“Non fu tentato omicidio, ma lesioni colpose. Un reato, comunque, per il quale non si può procedere perché manca la querela della parte offesa”.
E’ quanto ha stabilito la terza sezione della Corte d’appello di Palermo nel processo al 22enne marsalese Francesco Dardo, che il 28 maggio 2019 era stato condannato dal gup di Marsala Annalisa Amato ad otto anni e otto mesi di carcere per tentato omicidio e detenzione e porto abusivo di arma da fuoco.
In secondo grado, però, il colpo di scena. Con il 22enne marsalese, difeso dall’avvocato Massimiliano Tranchida, ritenuto colpevole soltanto per la detenzione dell’arma e per questo condannato a un anno e 10 mesi.

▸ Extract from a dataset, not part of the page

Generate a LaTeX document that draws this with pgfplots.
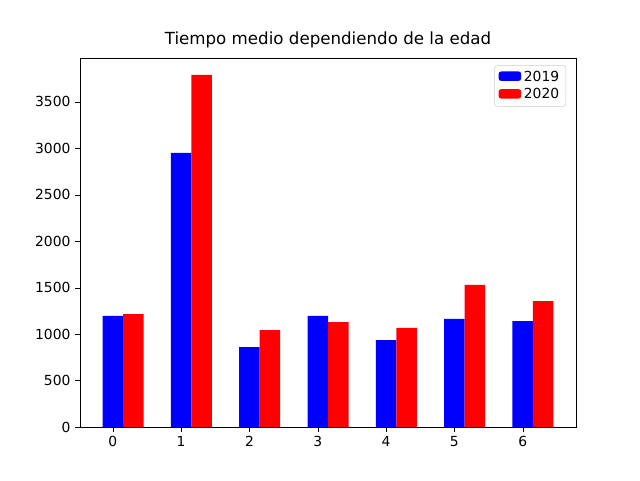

Una bella differenza con la pena subita in primo grado. Inoltre, a Dardo sono state revocate la misura cautelare relativa all’accusa più grave e l’interdizione perpetua dai pubblici uffici e legale per la durata della pena. Dopo la lettura della sentenza d’appello, l’avvocato Massimiliano Tranchida ha naturalmente esternato la sua “soddisfazione”. La Corte d’appello ha condiviso, di fatto, la tesi secondo cui il colpo di pistola fu esploso accidentalmente nel corso della lite che Dardo ha avuto con il 51enne operaio marsalese Antonino Mistretta. Anche sul punto si potrà avere certezza solo leggendo le motivazioni, che saranno depositate entro 90 giorni. Per l’accusa, invece, la sera del 3 novembre 2018, in vicolo Celso, Dardo avrebbe premuto volutamente il grilletto, ferendo gravemente al collo il Mistretta. L’uomo, dopo le prime cure al Pronto soccorso di Marsala, fu trasferito d’urgenza a Palermo e ricoverato, con prognosi riservata sulla vita, per poi essere operato per la rimozione del proiettile. Non fu la vittima, comunque, a fare il nome di Dardo, che venne individuato da polizia e carabinieri a seguito di indagini. E per questo motivo, Mistretta fu indagato per favoreggiamento. Dalle indagini emerse che alla base della lite ci sarebbe stato un debito non saldato di alcune centinaia di euro che Dardo vantava nei confronti di Mistretta.